CAL MATTERS--Ballots are still being counted, but last week’s election is already offering good news for Democrats hoping to take back the House of Representatives in November.

Not only did the party steer clear of its dreaded “shutout scenario,” in which an oversupply of candidates in some of the state’s most competitive races threatened to divide up the Democratic vote, leaving only Republicans to advance to the general election. The preliminary count also suggests that primary voters in certain high profile districts are much more inclined toward Democrats than they were in 2014.

That may or may not foretell a “blue wave” in California, but it does show that Republicans have their work cut out for them.

Why should the array of (mostly) leftward pointing arrows worry Republicans?

Comparing the June 2018 primary to the June primary in 2014, the share of the vote going towards Republican candidates has fallen dramatically in many of the very seats that Democrats are most hoping to flip this fall.

In the district along the border of Orange and San Diego counties represented by GOP Rep. Darrell Issa, who is retiring this year, a majority of primary voters cast their ballots for a Democrat.

A few more of the districts national Democrats have targeted are within spitting distance of a partisan break-even. In GOP Rep. Jeff Denham’s district in the Central Valley, Republicans cobbled together 52 percent of the vote (down from 59 percent in 2014). Likewise, in both Laguna Niguel and Palmdale, Rep. Mimi Walters and Rep. Steve Knight, the only Republicans running in their districts, got 52 percent of the vote as well.

That represents a big shift since 2014, the only other non-presidential election year in which a primary was held under the state’s new top-two system.

In Issa’s district, 16 candidates were vying to replace him in the lead up to June 5. The top two winners, Republican Diane Harkey and Democrat Mike Levin, won around 26 percent and 18 percent of the vote, respectively.

What would a head-to-head Harkey-Levin match-up look like without the 15 other competitors?

One way to guess is to tally up the share of the vote that went to all Republican candidates and compare it to the Democratic share. Assuming that the various supporters of Assemblyman Rocky Chávez, San Diego Supervisor Kristin Gaspar, and the other five Republicans running in that district are likely to fall behind their party’s candidate in the general election, that ought to give us a pretty good idea of what to expect in November.

And the results don’t look good for Harkey.

So far (and again, ballot are still being counted), the Republican candidates in Issa’s seat have garnered 48 percent of the vote. That’s compared to 51 percent for all the Democrats.

That’s also a steep decline from the 2014 primary share when Issa, running as the only Republican, won 61.9 percent of the vote.

Even in districts like Denham’s, Walters’, Knight’s, and Rep. Dana Rohrabacher’s, where Republicans won slim majorities of last week’s vote, those margins may be a little too close for comfort for the GOP. Republicans tend to be more reliable primary voters than Democrats and political independents, so the Republican share of the vote is likely to be lower in most districts come November.

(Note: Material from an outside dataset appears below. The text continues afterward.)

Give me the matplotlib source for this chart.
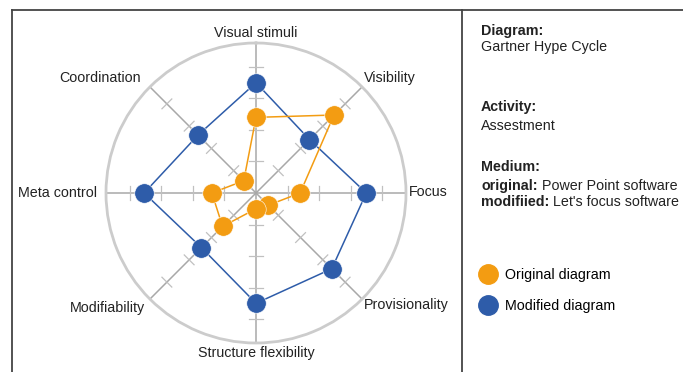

In 2014, for example, Republican vote share between the primary and general elections declined by an average of 1.3 percentage points. That was true of all California congressional races, excluding those where one party was shut out or where a candidate ran unopposed. Looking only at the most competitive races (again, excluding shutouts), the average decline in Republican support was 3.3 percentage points between June and November.

We’ll update these stats as more ballots are counted.